Short problem: Scan each line of the records for the word "this" and extract the ones that have it.

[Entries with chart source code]
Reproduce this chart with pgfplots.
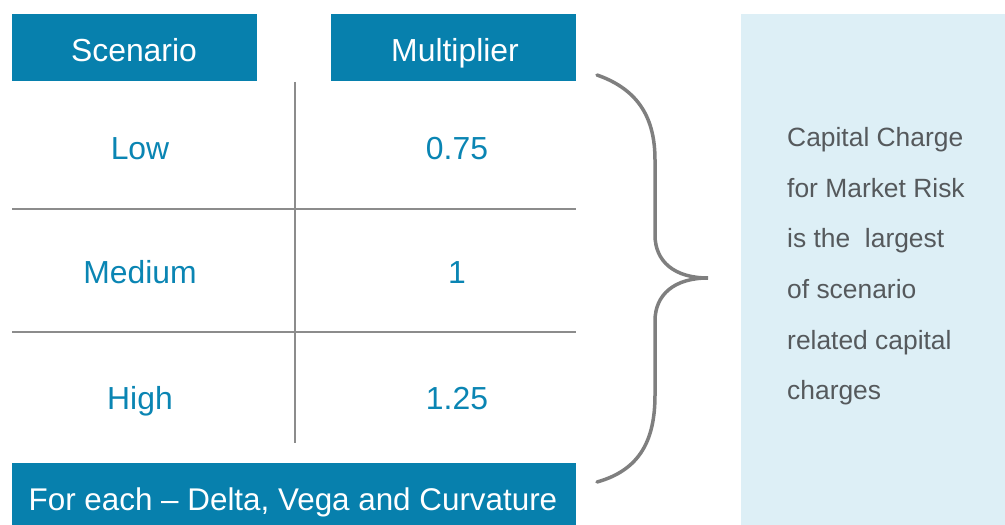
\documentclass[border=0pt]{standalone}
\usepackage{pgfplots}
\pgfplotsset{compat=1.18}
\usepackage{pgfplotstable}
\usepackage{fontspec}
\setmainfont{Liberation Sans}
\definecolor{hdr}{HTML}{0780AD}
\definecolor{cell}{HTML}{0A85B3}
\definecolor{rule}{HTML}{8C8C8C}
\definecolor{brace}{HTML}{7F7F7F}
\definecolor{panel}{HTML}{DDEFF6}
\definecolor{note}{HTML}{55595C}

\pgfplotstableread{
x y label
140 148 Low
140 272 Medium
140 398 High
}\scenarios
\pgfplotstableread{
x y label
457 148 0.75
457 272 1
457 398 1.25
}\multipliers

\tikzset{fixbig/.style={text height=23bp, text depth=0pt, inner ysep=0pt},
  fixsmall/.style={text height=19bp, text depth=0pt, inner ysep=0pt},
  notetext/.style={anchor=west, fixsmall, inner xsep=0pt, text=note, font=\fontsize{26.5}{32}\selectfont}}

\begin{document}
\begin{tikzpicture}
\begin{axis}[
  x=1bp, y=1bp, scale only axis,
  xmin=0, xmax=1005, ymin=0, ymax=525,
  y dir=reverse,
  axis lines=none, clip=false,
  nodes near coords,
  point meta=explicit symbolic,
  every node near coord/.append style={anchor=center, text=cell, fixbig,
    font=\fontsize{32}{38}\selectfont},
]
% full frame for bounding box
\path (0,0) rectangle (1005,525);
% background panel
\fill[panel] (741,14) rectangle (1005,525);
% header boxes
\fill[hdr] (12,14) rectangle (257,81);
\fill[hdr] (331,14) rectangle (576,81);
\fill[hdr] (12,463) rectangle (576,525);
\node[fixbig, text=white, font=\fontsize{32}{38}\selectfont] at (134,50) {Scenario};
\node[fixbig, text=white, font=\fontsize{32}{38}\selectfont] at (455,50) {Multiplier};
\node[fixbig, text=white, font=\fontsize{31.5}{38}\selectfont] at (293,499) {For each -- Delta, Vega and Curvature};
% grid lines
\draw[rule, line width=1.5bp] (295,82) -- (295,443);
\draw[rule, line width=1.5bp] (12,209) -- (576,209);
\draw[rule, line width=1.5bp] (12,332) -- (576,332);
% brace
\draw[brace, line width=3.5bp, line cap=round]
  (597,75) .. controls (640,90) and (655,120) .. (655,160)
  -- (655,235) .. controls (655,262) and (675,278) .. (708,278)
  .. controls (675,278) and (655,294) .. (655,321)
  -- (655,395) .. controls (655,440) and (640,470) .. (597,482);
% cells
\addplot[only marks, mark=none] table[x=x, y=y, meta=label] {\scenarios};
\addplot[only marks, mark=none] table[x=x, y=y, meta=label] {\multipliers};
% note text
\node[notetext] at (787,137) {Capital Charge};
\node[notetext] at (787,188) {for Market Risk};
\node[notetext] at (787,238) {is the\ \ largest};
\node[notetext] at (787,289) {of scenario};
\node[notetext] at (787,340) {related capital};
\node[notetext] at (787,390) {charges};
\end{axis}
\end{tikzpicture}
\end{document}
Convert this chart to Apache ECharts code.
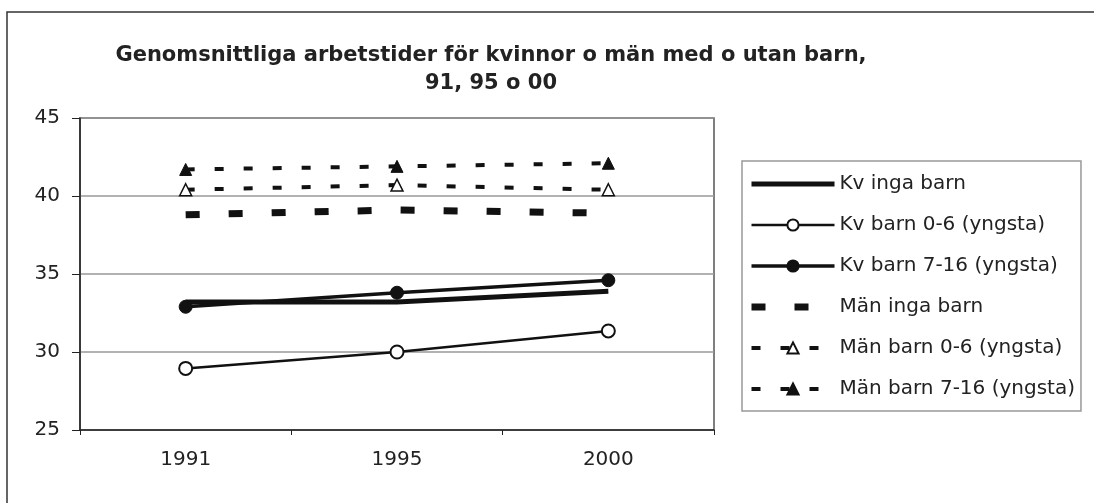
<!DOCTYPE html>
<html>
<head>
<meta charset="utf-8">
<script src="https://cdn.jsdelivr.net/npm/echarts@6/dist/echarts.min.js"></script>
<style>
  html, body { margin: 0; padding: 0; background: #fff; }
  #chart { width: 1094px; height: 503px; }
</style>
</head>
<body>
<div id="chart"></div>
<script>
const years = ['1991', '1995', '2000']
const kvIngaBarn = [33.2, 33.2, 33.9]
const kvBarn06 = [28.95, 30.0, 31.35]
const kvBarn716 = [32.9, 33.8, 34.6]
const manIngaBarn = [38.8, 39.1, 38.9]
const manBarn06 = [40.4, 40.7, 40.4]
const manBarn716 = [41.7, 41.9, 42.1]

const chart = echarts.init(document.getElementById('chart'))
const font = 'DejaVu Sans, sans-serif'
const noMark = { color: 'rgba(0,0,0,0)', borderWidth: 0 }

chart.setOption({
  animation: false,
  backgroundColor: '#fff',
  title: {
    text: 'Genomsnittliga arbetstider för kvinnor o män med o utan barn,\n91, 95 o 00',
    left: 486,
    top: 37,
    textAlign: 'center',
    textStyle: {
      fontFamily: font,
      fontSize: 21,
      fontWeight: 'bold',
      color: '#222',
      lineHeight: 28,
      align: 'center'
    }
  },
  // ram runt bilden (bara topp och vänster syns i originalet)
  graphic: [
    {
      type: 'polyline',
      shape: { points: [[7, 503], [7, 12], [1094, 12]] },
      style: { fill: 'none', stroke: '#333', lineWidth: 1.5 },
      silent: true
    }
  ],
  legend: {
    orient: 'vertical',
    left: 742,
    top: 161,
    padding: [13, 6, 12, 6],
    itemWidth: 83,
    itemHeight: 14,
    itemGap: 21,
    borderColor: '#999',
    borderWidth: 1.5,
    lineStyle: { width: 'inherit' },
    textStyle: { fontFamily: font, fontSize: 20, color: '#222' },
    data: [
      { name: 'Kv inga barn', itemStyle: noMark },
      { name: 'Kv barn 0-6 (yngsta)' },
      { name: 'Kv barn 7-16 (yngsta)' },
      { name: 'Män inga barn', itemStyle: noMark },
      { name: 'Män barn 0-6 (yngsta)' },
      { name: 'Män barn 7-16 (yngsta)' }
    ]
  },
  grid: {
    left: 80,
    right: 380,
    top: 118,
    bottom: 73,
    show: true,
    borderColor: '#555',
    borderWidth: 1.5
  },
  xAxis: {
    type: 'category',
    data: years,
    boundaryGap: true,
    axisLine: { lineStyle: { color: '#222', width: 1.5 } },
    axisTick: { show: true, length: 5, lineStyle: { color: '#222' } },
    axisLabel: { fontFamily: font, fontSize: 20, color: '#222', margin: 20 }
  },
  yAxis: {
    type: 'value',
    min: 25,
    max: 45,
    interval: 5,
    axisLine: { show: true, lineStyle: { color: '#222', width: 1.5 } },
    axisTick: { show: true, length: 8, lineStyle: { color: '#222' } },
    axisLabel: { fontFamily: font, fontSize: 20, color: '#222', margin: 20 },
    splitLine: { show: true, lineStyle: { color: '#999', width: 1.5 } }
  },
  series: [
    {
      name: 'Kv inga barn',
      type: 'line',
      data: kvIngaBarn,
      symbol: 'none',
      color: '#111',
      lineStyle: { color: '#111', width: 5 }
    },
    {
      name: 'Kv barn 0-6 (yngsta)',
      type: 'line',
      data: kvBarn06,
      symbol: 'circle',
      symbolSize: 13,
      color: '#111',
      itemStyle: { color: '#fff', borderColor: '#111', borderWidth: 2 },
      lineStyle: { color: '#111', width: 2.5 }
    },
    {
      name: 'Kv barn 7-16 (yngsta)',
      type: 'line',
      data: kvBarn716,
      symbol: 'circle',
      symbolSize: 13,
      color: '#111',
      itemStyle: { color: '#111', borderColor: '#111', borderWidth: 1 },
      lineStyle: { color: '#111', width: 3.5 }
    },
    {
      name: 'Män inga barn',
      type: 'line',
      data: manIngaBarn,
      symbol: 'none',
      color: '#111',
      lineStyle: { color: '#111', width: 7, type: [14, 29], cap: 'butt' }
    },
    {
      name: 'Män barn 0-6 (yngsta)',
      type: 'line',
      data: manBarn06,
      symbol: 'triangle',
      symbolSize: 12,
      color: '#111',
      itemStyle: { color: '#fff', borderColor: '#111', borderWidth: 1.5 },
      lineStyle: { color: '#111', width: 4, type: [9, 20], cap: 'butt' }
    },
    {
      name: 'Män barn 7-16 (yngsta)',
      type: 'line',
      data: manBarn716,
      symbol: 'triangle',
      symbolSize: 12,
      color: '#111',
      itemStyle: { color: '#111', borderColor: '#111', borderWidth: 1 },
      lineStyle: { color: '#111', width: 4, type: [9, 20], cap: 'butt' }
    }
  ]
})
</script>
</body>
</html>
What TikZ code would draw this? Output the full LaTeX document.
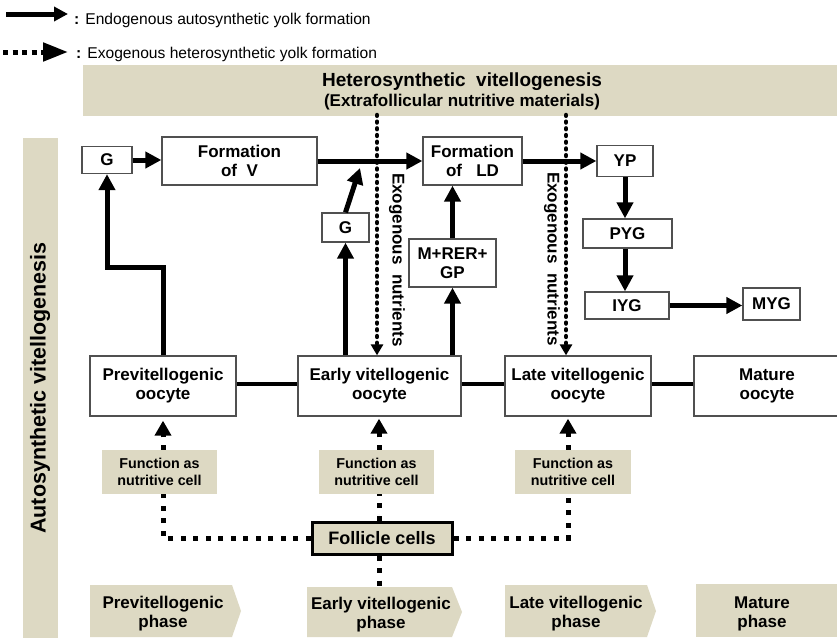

Written solution:
Reproduce this chart with pgfplots.
Convert this chart to Apache ECharts code.
What TikZ code would draw this? Output the full LaTeX document.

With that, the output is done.